Challenge: Pictures are excluded. Copy exactly, and only, the lines from the one containing "Write the React, TypeScript" through the one containing "0.8, 0.9, 1]", both ends included.

Records with drawing code
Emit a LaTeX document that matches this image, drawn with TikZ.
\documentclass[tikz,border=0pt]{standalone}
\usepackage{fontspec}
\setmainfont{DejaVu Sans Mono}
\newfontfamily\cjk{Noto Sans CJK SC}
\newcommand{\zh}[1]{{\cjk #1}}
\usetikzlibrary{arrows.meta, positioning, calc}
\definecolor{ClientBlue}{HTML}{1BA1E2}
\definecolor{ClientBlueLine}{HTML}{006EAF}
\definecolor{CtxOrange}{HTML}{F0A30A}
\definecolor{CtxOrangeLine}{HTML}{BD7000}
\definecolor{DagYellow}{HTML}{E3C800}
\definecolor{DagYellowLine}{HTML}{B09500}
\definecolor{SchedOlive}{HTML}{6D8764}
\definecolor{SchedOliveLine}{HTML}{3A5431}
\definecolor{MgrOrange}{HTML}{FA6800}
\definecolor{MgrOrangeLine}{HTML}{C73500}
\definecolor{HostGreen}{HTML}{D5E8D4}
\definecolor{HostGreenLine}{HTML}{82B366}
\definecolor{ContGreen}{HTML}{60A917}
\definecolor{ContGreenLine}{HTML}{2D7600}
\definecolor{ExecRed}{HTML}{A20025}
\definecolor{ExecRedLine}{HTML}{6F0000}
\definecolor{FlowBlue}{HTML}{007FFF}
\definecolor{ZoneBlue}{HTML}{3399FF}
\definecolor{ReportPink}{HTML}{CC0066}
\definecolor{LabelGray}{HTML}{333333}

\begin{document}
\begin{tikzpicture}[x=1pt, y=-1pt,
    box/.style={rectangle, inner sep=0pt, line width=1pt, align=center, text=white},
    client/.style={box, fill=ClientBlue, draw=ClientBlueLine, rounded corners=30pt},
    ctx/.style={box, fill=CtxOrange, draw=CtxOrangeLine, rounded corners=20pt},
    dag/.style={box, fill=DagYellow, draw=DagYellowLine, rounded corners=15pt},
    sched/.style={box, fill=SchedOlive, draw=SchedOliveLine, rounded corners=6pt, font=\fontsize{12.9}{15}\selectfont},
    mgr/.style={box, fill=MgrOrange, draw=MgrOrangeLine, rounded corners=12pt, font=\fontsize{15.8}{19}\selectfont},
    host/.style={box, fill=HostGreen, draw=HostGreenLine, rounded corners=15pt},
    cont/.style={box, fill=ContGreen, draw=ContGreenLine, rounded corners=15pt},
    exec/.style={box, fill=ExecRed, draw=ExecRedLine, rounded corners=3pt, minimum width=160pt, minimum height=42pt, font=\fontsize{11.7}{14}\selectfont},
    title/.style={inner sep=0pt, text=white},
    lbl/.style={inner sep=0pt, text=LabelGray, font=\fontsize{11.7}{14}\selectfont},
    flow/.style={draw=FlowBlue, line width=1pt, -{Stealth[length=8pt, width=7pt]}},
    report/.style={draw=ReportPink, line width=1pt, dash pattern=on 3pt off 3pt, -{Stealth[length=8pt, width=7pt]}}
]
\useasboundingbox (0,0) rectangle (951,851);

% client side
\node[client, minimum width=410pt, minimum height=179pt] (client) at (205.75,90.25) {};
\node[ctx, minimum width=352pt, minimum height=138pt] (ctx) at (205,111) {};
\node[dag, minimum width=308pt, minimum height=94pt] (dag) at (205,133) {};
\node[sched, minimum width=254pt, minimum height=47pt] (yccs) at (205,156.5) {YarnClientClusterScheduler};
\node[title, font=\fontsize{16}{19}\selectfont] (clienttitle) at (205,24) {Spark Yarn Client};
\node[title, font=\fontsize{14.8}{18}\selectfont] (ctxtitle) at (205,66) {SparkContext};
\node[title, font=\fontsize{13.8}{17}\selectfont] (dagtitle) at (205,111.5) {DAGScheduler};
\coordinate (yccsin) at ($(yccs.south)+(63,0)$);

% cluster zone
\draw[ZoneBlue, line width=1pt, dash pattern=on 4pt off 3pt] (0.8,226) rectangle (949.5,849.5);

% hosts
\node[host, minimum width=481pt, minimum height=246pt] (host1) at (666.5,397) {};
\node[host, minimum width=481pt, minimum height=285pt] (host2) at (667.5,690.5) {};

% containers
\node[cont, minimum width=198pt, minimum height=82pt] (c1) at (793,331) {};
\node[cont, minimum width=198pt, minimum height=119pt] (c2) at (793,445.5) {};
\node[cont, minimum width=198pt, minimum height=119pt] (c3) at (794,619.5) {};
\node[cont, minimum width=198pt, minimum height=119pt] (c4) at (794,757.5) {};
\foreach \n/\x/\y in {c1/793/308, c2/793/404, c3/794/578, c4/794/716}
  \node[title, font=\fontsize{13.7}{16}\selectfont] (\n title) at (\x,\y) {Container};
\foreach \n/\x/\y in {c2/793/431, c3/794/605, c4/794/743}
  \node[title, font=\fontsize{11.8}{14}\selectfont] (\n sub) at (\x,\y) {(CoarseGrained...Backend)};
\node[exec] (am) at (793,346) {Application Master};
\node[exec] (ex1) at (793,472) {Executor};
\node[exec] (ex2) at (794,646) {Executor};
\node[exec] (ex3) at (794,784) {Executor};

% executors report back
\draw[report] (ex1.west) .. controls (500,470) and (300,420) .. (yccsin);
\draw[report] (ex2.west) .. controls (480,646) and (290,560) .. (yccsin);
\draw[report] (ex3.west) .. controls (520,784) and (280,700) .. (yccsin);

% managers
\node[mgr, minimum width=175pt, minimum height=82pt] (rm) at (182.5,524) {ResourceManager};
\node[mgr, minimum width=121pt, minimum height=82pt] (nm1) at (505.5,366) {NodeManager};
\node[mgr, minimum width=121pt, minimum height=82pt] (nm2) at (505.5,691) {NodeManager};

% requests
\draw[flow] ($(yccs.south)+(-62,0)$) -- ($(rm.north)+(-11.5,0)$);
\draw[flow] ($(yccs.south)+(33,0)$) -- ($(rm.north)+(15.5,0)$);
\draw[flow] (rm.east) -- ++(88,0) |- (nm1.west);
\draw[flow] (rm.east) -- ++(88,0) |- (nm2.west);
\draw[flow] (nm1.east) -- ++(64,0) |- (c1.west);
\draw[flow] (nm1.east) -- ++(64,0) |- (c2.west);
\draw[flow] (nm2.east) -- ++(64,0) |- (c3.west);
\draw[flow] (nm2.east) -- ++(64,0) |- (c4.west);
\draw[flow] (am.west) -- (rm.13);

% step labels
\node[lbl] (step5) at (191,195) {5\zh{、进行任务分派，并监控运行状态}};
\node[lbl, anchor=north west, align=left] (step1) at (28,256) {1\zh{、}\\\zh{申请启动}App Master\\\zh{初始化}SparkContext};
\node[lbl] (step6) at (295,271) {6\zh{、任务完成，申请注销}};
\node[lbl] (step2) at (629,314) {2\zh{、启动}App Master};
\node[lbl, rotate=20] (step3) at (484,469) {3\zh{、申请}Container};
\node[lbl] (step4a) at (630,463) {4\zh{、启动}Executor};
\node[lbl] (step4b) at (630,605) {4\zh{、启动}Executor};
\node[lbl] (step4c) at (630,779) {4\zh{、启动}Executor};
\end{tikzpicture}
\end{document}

--

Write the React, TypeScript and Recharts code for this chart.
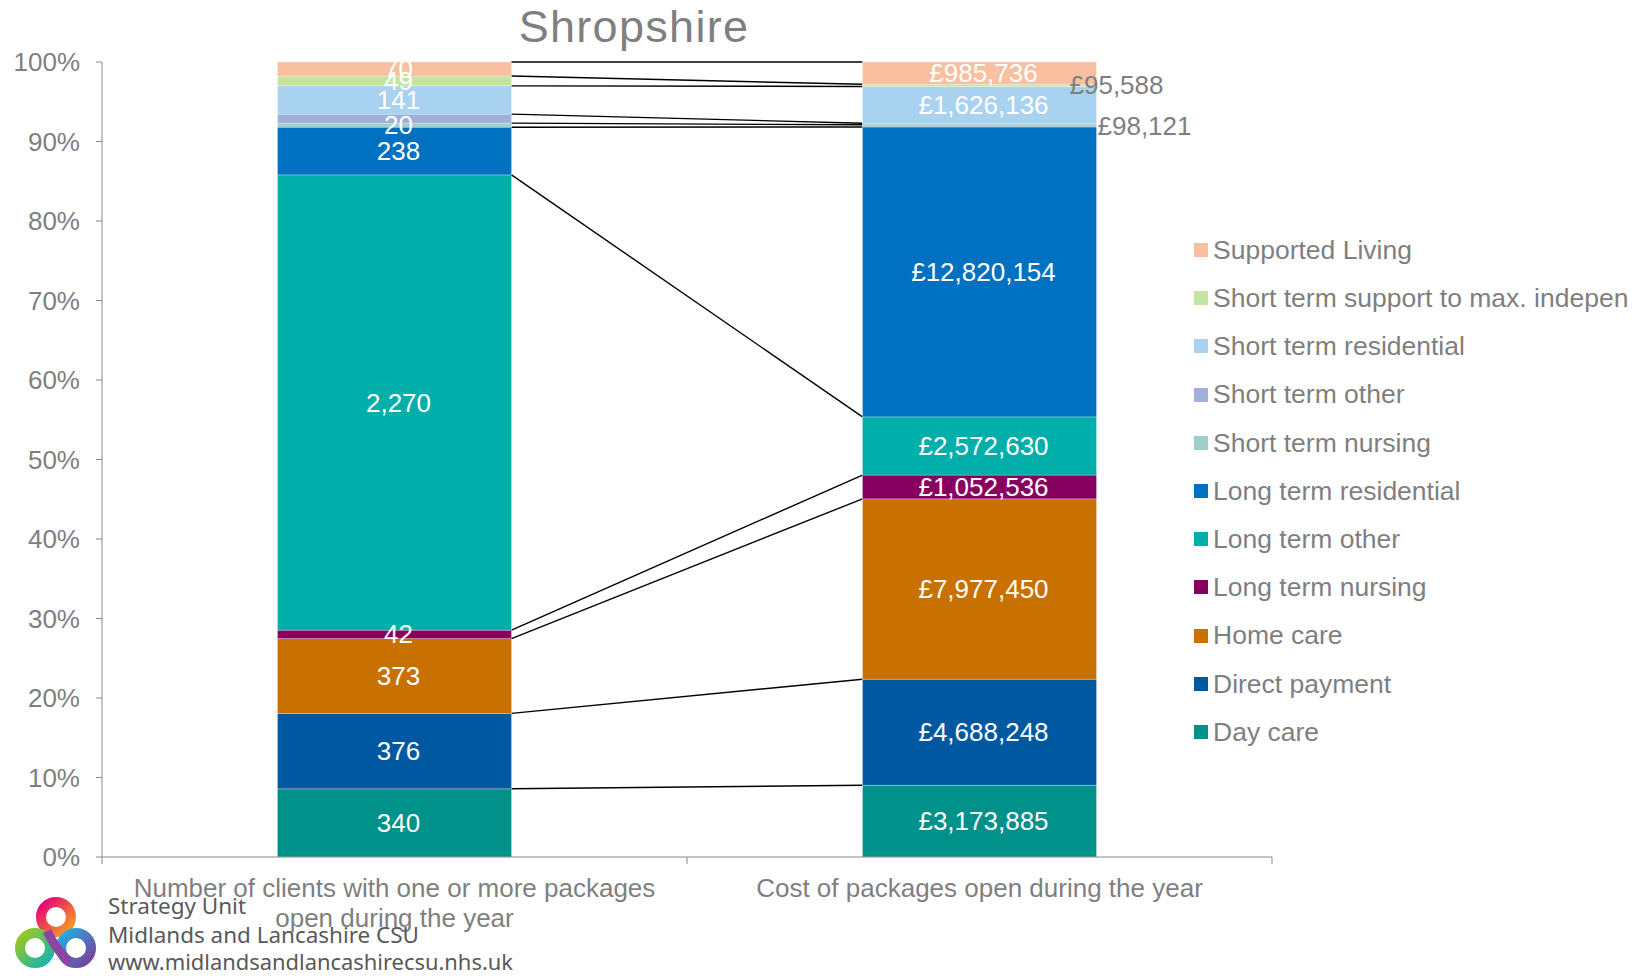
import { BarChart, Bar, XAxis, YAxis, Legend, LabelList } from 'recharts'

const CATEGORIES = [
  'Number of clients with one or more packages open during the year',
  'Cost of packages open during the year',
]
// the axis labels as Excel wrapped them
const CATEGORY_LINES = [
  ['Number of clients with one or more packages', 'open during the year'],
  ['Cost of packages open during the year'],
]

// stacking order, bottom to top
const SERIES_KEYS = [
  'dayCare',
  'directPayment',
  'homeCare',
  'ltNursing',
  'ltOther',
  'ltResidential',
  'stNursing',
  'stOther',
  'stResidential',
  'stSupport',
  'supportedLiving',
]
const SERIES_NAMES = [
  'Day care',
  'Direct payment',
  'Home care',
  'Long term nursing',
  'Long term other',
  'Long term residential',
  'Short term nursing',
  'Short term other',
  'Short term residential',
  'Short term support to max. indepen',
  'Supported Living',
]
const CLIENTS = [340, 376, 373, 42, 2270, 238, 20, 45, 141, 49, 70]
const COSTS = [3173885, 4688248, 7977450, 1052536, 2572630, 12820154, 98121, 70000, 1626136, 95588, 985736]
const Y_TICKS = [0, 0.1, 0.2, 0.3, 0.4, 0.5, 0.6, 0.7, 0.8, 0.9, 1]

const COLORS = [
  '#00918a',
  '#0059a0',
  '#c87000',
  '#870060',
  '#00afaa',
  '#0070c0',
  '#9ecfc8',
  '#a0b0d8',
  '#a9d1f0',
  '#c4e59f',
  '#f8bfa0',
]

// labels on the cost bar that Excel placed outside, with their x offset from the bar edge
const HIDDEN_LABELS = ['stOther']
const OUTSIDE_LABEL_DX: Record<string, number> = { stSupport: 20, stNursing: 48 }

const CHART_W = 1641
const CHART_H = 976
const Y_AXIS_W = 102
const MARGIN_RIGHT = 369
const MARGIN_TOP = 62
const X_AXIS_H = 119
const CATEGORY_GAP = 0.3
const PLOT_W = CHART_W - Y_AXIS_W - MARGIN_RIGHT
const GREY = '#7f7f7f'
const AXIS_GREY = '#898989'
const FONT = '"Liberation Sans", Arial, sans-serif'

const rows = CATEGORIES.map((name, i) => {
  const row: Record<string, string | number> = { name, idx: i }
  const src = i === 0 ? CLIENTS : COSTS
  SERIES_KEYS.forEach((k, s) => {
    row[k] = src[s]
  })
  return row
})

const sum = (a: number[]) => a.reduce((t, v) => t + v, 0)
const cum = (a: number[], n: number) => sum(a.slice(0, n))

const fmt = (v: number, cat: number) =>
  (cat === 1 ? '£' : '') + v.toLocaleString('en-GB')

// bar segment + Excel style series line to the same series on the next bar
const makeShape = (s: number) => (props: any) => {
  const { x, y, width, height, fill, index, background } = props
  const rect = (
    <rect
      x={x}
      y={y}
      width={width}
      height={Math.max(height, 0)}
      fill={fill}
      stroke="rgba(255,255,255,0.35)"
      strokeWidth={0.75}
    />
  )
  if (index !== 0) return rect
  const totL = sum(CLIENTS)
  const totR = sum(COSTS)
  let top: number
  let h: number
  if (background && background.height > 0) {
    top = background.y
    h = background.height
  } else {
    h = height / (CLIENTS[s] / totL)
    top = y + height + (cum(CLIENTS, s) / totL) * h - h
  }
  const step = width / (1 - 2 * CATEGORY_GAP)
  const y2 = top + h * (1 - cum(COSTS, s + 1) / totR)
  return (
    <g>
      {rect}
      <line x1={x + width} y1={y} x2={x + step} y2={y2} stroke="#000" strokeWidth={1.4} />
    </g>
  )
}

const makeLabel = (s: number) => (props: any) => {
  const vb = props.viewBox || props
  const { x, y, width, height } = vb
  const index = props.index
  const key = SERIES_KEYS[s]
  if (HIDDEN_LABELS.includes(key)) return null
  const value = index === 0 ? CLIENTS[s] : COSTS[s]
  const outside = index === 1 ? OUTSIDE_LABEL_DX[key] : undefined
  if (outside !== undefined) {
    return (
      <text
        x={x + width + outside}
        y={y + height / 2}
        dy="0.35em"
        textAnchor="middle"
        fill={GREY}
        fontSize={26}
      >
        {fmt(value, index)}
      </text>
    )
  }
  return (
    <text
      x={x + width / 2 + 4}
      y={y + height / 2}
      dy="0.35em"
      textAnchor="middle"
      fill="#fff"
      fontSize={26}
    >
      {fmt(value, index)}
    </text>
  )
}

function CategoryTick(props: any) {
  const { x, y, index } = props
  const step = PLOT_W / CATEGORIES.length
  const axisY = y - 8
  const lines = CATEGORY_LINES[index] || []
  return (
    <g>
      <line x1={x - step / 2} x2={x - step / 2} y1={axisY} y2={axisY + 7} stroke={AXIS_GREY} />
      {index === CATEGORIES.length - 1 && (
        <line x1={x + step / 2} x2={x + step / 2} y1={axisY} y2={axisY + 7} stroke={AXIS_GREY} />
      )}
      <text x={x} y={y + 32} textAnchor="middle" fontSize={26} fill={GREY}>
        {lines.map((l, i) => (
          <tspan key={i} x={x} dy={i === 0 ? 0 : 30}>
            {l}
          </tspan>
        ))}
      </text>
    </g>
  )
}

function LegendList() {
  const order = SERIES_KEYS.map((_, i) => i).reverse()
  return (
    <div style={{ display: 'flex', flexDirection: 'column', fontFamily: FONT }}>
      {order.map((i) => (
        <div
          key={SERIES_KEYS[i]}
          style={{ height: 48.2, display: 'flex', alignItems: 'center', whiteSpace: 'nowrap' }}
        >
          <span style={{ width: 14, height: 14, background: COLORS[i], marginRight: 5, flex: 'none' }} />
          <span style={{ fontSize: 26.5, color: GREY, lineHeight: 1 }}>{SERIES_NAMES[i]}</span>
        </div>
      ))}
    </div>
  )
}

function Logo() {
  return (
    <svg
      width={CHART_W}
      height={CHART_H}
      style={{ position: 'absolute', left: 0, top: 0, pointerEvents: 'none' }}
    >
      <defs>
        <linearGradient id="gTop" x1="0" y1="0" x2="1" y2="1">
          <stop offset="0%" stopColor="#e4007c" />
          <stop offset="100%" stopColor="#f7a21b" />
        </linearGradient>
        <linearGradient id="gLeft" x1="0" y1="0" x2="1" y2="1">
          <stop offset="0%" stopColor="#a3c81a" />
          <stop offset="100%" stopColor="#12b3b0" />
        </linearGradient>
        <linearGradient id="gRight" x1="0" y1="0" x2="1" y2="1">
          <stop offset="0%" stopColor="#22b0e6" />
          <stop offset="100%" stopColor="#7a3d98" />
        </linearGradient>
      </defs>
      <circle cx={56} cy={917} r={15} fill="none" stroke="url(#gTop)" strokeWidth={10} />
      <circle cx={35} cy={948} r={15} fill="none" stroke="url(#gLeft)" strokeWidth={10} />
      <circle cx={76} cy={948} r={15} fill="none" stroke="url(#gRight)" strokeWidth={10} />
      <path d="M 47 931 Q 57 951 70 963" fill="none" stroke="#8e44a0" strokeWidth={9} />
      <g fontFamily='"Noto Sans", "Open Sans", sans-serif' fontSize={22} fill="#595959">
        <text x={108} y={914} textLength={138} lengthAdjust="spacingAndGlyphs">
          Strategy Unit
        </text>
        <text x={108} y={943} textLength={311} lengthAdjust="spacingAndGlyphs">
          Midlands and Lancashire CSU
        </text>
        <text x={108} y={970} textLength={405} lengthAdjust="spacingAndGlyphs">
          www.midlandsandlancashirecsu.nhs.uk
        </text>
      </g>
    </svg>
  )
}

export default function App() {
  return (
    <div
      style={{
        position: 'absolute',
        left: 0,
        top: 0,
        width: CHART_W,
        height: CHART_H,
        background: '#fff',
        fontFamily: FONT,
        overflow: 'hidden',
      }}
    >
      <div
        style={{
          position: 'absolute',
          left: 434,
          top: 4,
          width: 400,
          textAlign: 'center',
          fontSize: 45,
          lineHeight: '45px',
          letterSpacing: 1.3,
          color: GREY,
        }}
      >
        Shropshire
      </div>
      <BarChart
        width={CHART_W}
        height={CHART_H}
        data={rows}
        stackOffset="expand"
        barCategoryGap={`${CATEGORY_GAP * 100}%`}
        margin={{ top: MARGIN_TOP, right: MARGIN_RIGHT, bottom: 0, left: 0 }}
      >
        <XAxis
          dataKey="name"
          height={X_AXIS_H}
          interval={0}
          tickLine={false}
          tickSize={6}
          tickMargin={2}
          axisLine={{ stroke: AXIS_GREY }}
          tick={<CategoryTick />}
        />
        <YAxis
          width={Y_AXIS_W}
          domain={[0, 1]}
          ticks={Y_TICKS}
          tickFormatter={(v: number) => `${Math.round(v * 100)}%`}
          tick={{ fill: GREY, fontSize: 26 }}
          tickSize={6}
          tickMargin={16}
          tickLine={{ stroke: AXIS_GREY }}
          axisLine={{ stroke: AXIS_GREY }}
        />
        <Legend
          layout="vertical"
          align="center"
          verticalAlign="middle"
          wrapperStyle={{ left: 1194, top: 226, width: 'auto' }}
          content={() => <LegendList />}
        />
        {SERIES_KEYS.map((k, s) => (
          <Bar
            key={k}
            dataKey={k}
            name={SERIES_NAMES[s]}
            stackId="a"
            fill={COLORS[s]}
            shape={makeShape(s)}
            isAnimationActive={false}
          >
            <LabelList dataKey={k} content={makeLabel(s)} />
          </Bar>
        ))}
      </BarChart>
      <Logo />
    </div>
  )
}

Problem solution:
Write the React, TypeScript and Recharts code for this chart.
import { BarChart, Bar, XAxis, YAxis, Legend, LabelList } from 'recharts'

const CATEGORIES = [
  'Number of clients with one or more packages open during the year',
  'Cost of packages open during the year',
]
// the axis labels as Excel wrapped them
const CATEGORY_LINES = [
  ['Number of clients with one or more packages', 'open during the year'],
  ['Cost of packages open during the year'],
]

// stacking order, bottom to top
const SERIES_KEYS = [
  'dayCare',
  'directPayment',
  'homeCare',
  'ltNursing',
  'ltOther',
  'ltResidential',
  'stNursing',
  'stOther',
  'stResidential',
  'stSupport',
  'supportedLiving',
]
const SERIES_NAMES = [
  'Day care',
  'Direct payment',
  'Home care',
  'Long term nursing',
  'Long term other',
  'Long term residential',
  'Short term nursing',
  'Short term other',
  'Short term residential',
  'Short term support to max. indepen',
  'Supported Living',
]
const CLIENTS = [340, 376, 373, 42, 2270, 238, 20, 45, 141, 49, 70]
const COSTS = [3173885, 4688248, 7977450, 1052536, 2572630, 12820154, 98121, 70000, 1626136, 95588, 985736]
const Y_TICKS = [0, 0.1, 0.2, 0.3, 0.4, 0.5, 0.6, 0.7, 0.8, 0.9, 1]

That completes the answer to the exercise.